What the task requires
Print exactly what lies from the line with "Write a component" down to the line with "const LEGEND_CY = 75;", counting both of those lines, but not the pictures.
---------- Material shown ----------
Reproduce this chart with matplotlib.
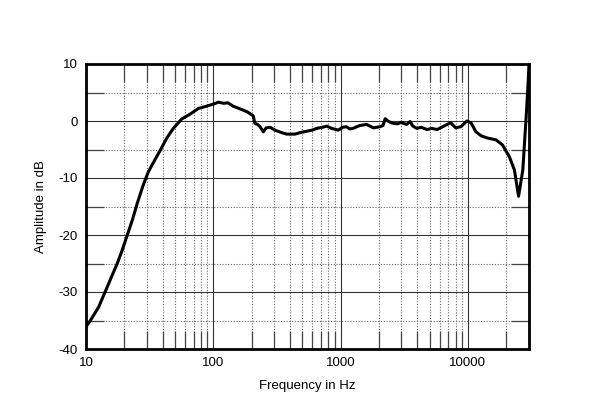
import numpy as np
import matplotlib
matplotlib.use('Agg')
import matplotlib.pyplot as plt
from matplotlib.ticker import FixedLocator, NullFormatter

# frequency response
freq = [10, 10.9, 12.6, 13.8, 14.7, 16.1, 17.6, 19.3, 21.1, 23.1, 25.3, 28.2, 30.9, 34.8,
        38.6, 43.1, 48.5, 56.5, 65.7, 76.3, 88.7,
        101, 110, 121, 130, 143, 155, 172, 185, 200, 206, 212, 222, 233, 247,
        260, 279, 305, 340, 377, 438, 490, 540, 600, 648, 720, 778, 850, 959,
        1040, 1110, 1180, 1250, 1410, 1600, 1810, 2040, 2150, 2240, 2350, 2450, 2590,
        2800, 3000, 3110, 3300, 3510, 3700, 3970, 4300, 4770, 5200, 5730, 6470, 7320,
        8020, 8800, 9400, 9830, 10550, 11000, 11560, 12700, 14300, 16600, 18700,
        21200, 23200, 25000, 27000, 28900, 29800, 30200]
amp = [-36.1, -34.9, -32.6, -30.5, -29.1, -27.0, -25.0, -22.6, -20.0, -17.4, -14.4, -11.2, -8.9, -6.8,
       -5.0, -3.0, -1.3, 0.35, 1.2, 2.2, 2.6,
       3.0, 3.3, 3.1, 3.2, 2.6, 2.3, 1.9, 1.6, 1.1, 0.9, -0.4, -0.6, -1.0, -1.9,
       -1.2, -1.1, -1.6, -2.0, -2.3, -2.3, -2.0, -1.8, -1.6, -1.3, -1.1, -0.9, -1.3, -1.6,
       -1.1, -1.0, -1.4, -1.3, -0.8, -0.6, -1.2, -1.0, -0.8, 0.4, 0.0, -0.2, -0.4,
       -0.5, -0.2, -0.4, -0.6, -0.1, -0.9, -1.3, -1.1, -1.5, -1.3, -1.5, -0.9, -0.3,
       -1.2, -1.0, -0.4, 0.0, -0.3, -1.0, -1.9, -2.6, -3.0, -3.3, -4.2,
       -6.3, -8.6, -13.2, -8.6, 1.9, 7.2, 10.0]

plt.rcParams['font.family'] = ['Liberation Sans', 'DejaVu Sans']
plt.rcParams['axes.unicode_minus'] = False

fig = plt.figure(figsize=(6, 4.09), dpi=100)
ax = fig.add_axes([86/600, 1-349/409, (529-86)/600, (349-64)/409])

ax.set_xscale('log')
ax.set_xlim(10, 30200)
ax.set_ylim(-40, 10)

# major grid: solid
ax.xaxis.set_major_locator(FixedLocator([10, 100, 1000, 10000]))
ax.yaxis.set_major_locator(FixedLocator([-40, -30, -20, -10, 0, 10]))
minx = [m * d for d in [10, 100, 1000, 10000] for m in range(2, 10) if m * d < 30200]
ax.xaxis.set_minor_locator(FixedLocator(minx))
ax.yaxis.set_minor_locator(FixedLocator([-35, -25, -15, -5, 5]))
ax.xaxis.set_minor_formatter(NullFormatter())
ax.set_xticklabels(['10', '100', '1000', '10000'])

ax.grid(which='major', color='#333333', linewidth=0.8, linestyle='-')
ax.grid(which='minor', color='#666666', linewidth=0.8, linestyle=(0, (1, 1.5)))

ax.tick_params(which='major', length=0, labelsize=9.5, pad=6)
ax.tick_params(which='minor', direction='in', length=13, width=0.9, color='#444444',
               top=True, right=True, bottom=True, left=True)

for s in ax.spines.values():
    s.set_linewidth(2)
    s.set_color('black')

ax.plot(freq, amp, color='black', linewidth=2.2, zorder=5)

ax.set_xlabel('Frequency in Hz', fontsize=9.5, labelpad=8)
ax.set_ylabel('Amplitude in dB', fontsize=9.5, labelpad=8)

fig.savefig('out.png', dpi=100)
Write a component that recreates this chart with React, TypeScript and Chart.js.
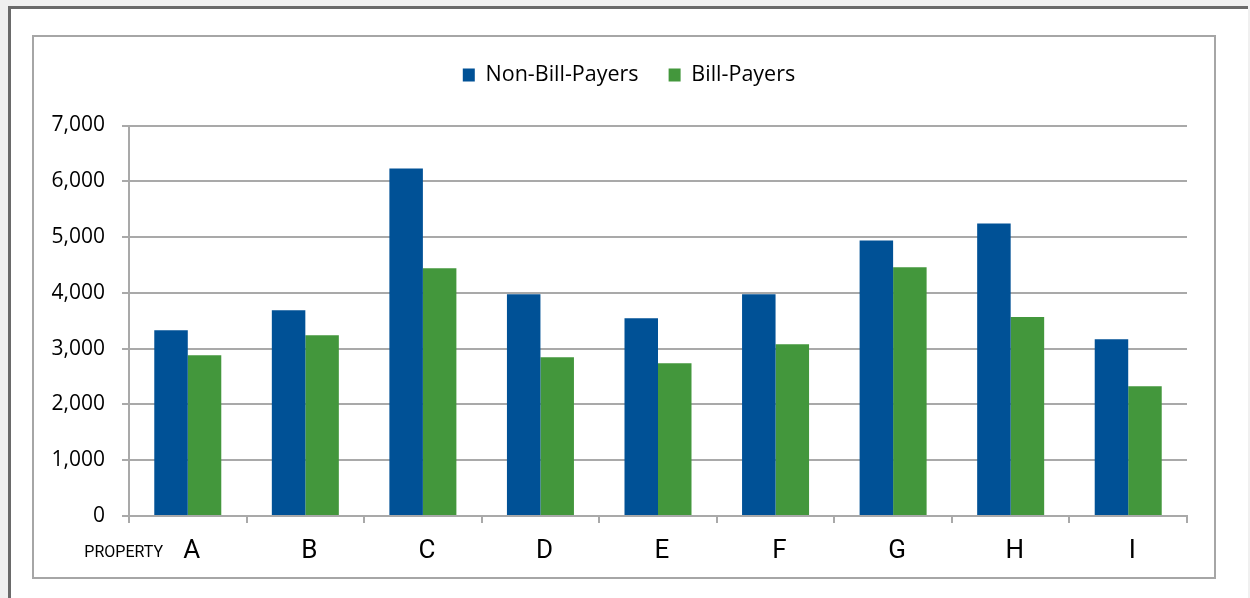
import { useEffect, useRef } from 'react';
import { Chart, registerables } from 'chart.js';

Chart.register(...registerables);

const categories = ['A', 'B', 'C', 'D', 'E', 'F', 'G', 'H', 'I'];
const nonBillPayers = [3330, 3690, 6230, 3975, 3545, 3975, 4940, 5245, 3170];
const billPayers = [2880, 3240, 4440, 2845, 2740, 3080, 4460, 3565, 2325];
const seriesNames = ['Non-Bill-Payers', 'Bill-Payers'];
const seriesColors = ['#005196', '#43973c'];
const yMin = 0;
const yMax = 7000;
const yStep = 1000;
const axisTitle = 'PROPERTY';

const GRID = '#a9a9a9';
const LEGEND_CX = 629;
const LEGEND_CY = 75;

const legendPlace = {
  id: 'legendPlace',
  afterLayout(chart: any) {
    const lg = chart.legend;
    if (!lg) return;
    const dx = LEGEND_CX - (lg.left + lg.right) / 2;
    lg.left += dx;
    lg.right += dx;
    const P = lg.options.labels.padding;
    const fs = lg.options.labels.font.size;
    const dy = LEGEND_CY - (lg.top + P + fs / 2);
    lg.top += dy;
    lg.bottom += dy;
  },
};

const propertyLabel = {
  id: 'propertyLabel',
  afterDraw(chart: any) {
    const xs = chart.scales.x;
    const ctx = chart.ctx;
    ctx.save();
    ctx.font = '16px Roboto';
    ctx.fillStyle = '#000';
    ctx.textAlign = 'right';
    ctx.textBaseline = 'middle';
    ctx.fillText(axisTitle, xs.left + 34, xs.top + 37);
    ctx.restore();
  },
};

export default function App() {
  const ref = useRef<HTMLCanvasElement>(null);

  useEffect(() => {
    if (!ref.current) return;
    const chart = new Chart(ref.current, {
      type: 'bar',
      data: {
        labels: categories,
        datasets: [
          { label: seriesNames[0], data: nonBillPayers, backgroundColor: seriesColors[0], borderWidth: 0 },
          { label: seriesNames[1], data: billPayers, backgroundColor: seriesColors[1], borderWidth: 0 },
        ],
      },
      options: {
        responsive: false,
        animation: false,
        devicePixelRatio: 1,
        layout: { padding: { left: 32, right: 63, top: 64, bottom: 32 } },
        datasets: { bar: { categoryPercentage: 0.57, barPercentage: 1 } },
        plugins: {
          legend: {
            position: 'top',
            labels: {
              boxWidth: 12,
              boxHeight: 13,
              padding: 30,
              color: '#000',
              font: { family: 'Open Sans', size: 21.5 },
            },
          },
          tooltip: { enabled: false },
        },
        scales: {
          x: {
            afterFit: (s: any) => { s.height = 50; },
            grid: { display: true, drawOnChartArea: false, drawTicks: true, tickLength: 7, color: GRID, lineWidth: 2 },
            border: { display: true, color: GRID, width: 2 },
            ticks: { color: '#000', padding: 13, labelOffset: 4, font: { family: 'Roboto', size: 26 } },
          },
          y: {
            min: yMin,
            max: yMax,
            afterFit: (s: any) => { s.width = 97; },
            grid: { color: GRID, lineWidth: 2, tickLength: 7 },
            border: { display: true, color: GRID, width: 2 },
            ticks: {
              stepSize: yStep,
              color: '#000',
              padding: 17,
              font: { family: 'Open Sans', size: 21 },
              callback: (v: any) => Number(v).toLocaleString('en-US'),
            },
          },
        },
      },
      plugins: [legendPlace, propertyLabel],
    });
    return () => chart.destroy();
  }, []);

  return (
    <div style={{ position: 'fixed', left: 0, top: 0, width: 1250, height: 598, background: '#f0f0f0', overflow: 'hidden' }}>
      <div
        style={{
          position: 'absolute', left: 8, top: 6, width: 1240, height: 592,
          background: '#fff', borderTop: '3px solid #6a6a6a', borderLeft: '3px solid #6a6a6a', boxSizing: 'border-box',
        }}
      />
      <div
        style={{
          position: 'absolute', left: 32, top: 35, width: 1184, height: 544,
          border: '2px solid #a6a6a6', boxSizing: 'border-box',
        }}
      />
      <canvas ref={ref} width={1250} height={598} style={{ position: 'absolute', left: 0, top: 0 }} />
    </div>
  );
}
----------
Task answer
Write a component that recreates this chart with React, TypeScript and Chart.js.
import { useEffect, useRef } from 'react';
import { Chart, registerables } from 'chart.js';

Chart.register(...registerables);

const categories = ['A', 'B', 'C', 'D', 'E', 'F', 'G', 'H', 'I'];
const nonBillPayers = [3330, 3690, 6230, 3975, 3545, 3975, 4940, 5245, 3170];
const billPayers = [2880, 3240, 4440, 2845, 2740, 3080, 4460, 3565, 2325];
const seriesNames = ['Non-Bill-Payers', 'Bill-Payers'];
const seriesColors = ['#005196', '#43973c'];
const yMin = 0;
const yMax = 7000;
const yStep = 1000;
const axisTitle = 'PROPERTY';

const GRID = '#a9a9a9';
const LEGEND_CX = 629;
const LEGEND_CY = 75;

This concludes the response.